━━ Listing

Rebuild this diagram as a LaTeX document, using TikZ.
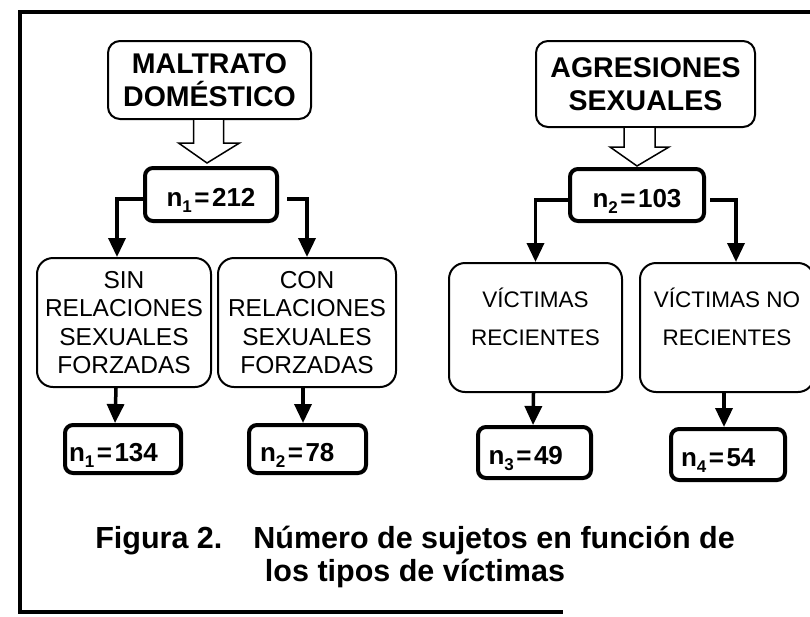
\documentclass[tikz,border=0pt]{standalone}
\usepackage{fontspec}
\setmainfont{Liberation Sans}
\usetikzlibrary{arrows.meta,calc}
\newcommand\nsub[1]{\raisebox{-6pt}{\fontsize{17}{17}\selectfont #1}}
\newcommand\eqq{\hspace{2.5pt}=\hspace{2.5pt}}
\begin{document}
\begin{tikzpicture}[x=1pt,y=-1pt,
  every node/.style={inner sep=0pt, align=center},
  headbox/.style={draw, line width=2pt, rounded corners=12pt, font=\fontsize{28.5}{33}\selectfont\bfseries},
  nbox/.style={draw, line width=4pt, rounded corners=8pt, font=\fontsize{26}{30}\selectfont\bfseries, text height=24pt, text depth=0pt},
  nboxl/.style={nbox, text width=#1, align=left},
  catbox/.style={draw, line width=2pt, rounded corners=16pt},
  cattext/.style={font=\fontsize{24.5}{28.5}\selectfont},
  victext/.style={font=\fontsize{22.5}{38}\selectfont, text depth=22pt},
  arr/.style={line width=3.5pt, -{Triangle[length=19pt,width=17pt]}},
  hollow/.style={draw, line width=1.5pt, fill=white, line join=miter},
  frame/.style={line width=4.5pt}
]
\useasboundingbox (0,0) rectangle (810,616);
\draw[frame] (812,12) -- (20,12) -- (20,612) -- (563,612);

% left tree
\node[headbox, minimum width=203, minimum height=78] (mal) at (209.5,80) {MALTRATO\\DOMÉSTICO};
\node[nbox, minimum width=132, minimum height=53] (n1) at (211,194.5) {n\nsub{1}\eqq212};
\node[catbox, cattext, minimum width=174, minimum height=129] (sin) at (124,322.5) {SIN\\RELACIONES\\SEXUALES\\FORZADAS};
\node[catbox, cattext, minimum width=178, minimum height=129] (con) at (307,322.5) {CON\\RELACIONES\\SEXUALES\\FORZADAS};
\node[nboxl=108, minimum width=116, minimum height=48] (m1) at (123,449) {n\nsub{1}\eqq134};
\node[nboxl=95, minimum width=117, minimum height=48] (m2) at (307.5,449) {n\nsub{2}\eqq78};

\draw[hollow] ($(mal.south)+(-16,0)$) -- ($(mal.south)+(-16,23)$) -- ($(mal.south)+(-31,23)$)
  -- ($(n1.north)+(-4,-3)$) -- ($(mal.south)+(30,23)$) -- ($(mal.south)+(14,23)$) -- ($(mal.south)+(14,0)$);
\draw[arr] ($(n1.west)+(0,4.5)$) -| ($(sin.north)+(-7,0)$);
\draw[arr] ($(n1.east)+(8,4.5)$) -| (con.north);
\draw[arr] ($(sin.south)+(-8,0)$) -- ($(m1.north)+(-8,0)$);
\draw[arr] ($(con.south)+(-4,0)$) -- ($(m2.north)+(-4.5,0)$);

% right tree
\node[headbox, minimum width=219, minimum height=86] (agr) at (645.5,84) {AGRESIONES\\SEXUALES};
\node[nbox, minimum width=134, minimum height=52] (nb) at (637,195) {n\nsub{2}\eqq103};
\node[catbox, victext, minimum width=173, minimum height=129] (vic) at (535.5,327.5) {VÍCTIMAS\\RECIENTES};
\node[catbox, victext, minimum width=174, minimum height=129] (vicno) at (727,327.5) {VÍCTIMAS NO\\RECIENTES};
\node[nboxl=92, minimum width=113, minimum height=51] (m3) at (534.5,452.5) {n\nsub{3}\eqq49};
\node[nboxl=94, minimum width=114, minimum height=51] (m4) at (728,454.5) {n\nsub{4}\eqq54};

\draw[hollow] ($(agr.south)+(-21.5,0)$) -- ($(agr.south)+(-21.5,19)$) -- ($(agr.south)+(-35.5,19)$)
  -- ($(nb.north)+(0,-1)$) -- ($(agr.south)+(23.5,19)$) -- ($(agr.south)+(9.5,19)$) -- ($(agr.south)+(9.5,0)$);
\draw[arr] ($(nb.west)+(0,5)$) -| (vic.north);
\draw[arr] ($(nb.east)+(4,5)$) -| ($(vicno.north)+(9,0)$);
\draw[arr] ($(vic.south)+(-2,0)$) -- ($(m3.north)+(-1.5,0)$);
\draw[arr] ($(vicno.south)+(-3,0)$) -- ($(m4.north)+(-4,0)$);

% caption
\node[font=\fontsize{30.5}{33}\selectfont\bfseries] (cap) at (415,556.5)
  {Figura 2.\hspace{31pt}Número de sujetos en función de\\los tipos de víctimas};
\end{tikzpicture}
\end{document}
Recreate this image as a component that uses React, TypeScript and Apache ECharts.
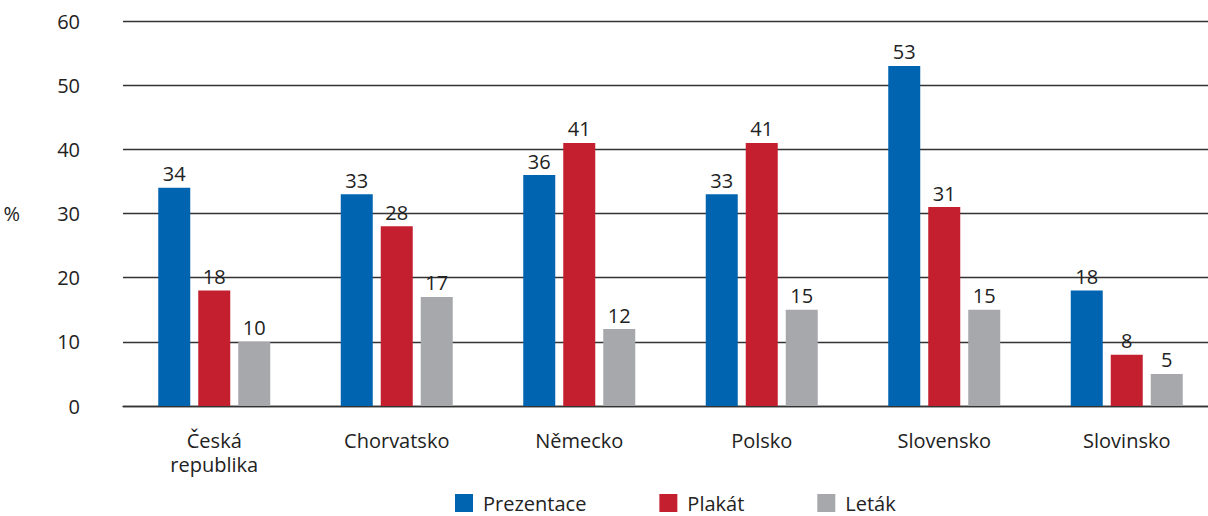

━━━━

▸ Task to carry out: Locate each line containing the string "this" and show it.

▸ Reply:
Rebuild this diagram as a LaTeX document, using TikZ.
Recreate this image as a component that uses React, TypeScript and Apache ECharts.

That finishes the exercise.